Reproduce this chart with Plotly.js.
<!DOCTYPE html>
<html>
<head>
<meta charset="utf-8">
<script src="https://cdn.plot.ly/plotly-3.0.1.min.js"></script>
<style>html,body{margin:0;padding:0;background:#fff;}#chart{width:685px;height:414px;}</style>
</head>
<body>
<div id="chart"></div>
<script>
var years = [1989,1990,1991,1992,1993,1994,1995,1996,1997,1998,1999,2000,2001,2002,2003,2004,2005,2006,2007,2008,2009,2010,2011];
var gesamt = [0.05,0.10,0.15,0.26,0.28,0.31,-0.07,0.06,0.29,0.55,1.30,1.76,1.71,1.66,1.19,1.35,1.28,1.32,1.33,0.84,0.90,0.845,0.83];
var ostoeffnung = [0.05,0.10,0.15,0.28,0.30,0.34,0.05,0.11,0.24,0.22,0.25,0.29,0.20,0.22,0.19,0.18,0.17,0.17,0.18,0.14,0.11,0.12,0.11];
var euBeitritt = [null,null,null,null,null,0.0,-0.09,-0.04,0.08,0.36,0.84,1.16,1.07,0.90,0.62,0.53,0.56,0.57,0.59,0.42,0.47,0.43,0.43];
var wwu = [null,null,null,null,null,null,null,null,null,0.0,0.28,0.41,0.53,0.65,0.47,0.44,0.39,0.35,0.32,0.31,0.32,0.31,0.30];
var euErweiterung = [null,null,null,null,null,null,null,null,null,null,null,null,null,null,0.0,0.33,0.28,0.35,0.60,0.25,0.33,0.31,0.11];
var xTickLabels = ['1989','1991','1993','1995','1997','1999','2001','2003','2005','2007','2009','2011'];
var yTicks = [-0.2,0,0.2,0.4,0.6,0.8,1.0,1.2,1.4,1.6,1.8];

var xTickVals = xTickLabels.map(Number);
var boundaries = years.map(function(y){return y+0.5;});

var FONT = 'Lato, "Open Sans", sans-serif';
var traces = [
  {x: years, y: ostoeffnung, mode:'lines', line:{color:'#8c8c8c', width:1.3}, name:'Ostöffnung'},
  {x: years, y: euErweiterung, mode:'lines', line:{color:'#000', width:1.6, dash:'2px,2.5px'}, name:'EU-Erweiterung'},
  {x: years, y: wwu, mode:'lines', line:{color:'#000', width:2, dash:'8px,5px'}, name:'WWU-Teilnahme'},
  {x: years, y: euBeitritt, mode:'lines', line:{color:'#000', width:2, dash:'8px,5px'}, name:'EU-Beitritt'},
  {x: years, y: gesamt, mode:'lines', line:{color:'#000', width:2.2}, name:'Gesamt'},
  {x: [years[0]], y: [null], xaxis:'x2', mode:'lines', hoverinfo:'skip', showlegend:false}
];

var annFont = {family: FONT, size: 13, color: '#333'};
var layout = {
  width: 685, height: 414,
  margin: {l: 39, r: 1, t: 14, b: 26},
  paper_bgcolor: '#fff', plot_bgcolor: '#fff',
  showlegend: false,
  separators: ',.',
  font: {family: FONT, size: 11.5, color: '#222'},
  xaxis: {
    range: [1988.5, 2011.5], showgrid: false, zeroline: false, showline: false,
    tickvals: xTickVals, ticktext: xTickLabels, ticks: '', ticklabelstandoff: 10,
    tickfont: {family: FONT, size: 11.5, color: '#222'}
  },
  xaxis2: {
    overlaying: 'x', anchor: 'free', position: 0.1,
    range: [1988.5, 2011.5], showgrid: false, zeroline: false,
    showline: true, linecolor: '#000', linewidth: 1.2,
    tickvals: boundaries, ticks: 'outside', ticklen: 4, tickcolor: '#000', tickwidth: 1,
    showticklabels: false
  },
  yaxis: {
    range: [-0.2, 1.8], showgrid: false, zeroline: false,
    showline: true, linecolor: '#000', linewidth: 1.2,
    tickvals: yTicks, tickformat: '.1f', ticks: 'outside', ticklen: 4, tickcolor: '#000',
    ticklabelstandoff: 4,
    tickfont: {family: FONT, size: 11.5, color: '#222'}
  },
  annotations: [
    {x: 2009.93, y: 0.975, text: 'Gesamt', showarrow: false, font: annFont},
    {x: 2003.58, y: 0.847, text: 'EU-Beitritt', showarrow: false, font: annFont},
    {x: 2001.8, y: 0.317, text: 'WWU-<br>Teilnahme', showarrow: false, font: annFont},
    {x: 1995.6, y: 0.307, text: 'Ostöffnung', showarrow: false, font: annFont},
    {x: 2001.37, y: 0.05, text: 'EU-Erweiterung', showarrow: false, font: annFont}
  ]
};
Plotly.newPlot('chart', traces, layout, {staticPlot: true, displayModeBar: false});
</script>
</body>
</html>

--

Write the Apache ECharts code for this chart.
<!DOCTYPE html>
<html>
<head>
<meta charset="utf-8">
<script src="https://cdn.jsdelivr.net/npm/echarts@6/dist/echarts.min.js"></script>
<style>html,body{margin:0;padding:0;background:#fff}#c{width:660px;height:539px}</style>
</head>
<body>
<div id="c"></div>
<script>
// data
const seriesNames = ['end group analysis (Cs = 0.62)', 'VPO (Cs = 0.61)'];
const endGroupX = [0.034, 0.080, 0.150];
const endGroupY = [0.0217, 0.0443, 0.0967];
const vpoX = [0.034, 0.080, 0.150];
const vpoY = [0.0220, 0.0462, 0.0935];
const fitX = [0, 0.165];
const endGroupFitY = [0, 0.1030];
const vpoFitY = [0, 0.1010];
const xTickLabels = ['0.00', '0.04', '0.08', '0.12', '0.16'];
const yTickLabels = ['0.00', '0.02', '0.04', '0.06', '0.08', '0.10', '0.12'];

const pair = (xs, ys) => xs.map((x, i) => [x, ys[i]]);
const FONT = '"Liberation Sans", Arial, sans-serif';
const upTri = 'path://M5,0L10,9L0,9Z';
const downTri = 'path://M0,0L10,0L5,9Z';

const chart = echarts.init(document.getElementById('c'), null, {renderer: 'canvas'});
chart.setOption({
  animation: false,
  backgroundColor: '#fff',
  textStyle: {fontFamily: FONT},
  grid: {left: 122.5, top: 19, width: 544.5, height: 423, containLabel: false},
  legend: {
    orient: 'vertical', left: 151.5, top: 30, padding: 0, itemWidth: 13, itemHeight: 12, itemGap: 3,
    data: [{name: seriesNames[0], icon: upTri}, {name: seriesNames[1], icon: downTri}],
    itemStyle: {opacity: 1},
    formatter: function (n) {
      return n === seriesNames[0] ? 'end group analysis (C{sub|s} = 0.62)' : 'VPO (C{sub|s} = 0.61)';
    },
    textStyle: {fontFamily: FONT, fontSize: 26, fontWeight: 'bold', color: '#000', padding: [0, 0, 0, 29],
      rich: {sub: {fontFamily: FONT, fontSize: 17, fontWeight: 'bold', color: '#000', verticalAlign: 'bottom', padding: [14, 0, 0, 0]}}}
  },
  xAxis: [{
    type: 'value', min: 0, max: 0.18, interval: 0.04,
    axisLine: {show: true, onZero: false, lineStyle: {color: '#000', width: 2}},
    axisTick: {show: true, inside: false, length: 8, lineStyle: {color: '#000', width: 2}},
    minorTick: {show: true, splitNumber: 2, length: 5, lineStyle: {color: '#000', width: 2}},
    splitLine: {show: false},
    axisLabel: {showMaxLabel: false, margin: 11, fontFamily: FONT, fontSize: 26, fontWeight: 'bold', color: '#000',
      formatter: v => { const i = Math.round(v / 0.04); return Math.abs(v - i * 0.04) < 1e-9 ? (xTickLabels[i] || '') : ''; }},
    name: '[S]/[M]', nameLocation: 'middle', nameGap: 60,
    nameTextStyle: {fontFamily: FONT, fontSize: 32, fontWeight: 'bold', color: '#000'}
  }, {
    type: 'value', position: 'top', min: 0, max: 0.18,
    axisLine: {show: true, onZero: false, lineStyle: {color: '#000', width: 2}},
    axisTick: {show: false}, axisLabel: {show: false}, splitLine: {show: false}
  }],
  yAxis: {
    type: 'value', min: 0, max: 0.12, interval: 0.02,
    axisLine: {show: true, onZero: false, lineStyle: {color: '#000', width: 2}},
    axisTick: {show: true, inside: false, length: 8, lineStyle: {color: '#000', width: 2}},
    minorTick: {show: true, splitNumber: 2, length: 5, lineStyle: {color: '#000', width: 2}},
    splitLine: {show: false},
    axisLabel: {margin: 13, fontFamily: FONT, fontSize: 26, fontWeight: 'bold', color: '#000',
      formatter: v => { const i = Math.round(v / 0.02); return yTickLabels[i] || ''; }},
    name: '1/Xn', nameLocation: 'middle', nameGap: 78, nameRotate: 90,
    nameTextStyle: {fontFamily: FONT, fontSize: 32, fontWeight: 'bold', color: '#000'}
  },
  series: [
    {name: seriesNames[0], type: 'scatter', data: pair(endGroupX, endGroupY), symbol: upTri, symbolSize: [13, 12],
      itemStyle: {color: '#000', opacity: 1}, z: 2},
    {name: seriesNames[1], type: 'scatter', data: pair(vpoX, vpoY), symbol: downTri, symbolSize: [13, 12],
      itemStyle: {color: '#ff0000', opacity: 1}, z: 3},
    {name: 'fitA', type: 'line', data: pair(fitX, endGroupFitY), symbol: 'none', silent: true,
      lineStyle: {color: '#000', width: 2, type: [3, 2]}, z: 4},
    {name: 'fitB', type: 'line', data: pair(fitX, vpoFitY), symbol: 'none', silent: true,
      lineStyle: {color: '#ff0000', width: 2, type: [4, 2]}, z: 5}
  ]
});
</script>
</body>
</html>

---

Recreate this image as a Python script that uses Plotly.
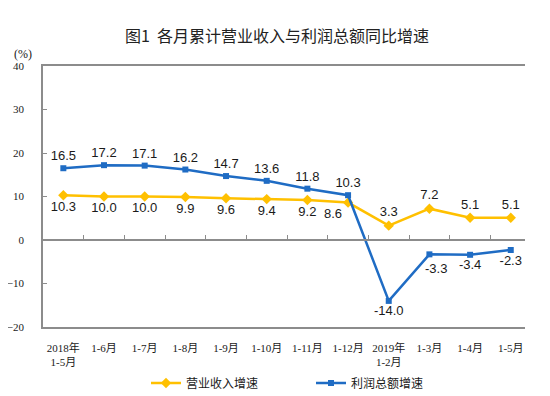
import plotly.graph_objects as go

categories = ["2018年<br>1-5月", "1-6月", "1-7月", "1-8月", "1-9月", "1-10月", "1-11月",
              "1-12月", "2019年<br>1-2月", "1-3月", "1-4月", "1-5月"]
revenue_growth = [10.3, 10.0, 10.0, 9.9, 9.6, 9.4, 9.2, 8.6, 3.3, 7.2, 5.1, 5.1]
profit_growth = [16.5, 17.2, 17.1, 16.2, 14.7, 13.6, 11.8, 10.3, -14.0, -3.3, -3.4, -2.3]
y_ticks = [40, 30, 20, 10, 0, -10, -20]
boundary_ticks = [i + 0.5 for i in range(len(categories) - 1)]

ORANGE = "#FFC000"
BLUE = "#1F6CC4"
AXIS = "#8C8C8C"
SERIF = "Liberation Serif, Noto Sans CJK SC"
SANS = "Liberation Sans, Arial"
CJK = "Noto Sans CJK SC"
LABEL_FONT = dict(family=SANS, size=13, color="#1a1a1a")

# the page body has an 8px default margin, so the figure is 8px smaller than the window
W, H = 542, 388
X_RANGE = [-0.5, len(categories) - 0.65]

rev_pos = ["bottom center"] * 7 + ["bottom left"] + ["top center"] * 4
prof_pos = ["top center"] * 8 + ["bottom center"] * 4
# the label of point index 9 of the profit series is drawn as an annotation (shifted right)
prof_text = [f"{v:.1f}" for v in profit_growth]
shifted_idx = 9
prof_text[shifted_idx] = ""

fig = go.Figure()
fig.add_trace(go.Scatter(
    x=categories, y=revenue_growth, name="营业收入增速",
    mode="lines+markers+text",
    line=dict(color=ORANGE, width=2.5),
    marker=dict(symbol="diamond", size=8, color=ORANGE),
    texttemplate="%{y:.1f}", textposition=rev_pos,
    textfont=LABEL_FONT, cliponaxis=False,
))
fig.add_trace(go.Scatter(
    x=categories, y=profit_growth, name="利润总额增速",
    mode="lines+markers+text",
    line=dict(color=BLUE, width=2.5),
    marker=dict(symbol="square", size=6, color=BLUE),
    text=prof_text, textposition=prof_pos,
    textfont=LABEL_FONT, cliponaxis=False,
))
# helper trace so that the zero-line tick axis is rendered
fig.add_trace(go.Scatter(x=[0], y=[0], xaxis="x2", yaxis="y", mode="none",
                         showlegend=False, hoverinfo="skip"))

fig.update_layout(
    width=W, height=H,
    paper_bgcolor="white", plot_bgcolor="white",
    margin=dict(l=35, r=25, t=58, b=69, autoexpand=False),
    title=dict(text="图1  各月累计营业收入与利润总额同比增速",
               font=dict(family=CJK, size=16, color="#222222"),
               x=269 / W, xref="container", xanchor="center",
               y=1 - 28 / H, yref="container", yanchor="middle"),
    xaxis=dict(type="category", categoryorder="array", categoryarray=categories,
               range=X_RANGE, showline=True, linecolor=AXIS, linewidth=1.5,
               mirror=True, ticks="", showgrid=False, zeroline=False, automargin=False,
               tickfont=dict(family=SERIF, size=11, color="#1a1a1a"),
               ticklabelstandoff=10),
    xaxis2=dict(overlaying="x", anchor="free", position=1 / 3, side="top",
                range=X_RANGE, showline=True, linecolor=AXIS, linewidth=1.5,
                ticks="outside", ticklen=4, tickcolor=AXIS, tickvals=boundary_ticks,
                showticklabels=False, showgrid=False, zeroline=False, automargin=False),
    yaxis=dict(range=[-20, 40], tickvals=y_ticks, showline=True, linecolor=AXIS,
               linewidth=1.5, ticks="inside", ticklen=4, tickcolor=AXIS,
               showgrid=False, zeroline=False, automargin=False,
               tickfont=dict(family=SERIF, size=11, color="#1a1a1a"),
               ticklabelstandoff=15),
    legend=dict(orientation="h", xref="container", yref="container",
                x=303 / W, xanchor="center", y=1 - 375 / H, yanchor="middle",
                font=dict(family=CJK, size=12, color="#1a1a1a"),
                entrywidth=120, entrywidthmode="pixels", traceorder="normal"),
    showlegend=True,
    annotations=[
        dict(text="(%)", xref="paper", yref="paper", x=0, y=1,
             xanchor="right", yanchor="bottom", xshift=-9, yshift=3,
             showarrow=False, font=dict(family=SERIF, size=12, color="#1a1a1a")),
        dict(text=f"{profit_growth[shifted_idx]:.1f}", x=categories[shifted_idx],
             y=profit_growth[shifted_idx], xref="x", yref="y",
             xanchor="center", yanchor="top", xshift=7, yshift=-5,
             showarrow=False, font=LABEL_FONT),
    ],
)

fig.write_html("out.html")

Instructions to follow:
In the lines above, find each one with "that" and list it.

Full output:
Recreate this image as a Python script that uses Plotly.
# helper trace so that the zero-line tick axis is rendered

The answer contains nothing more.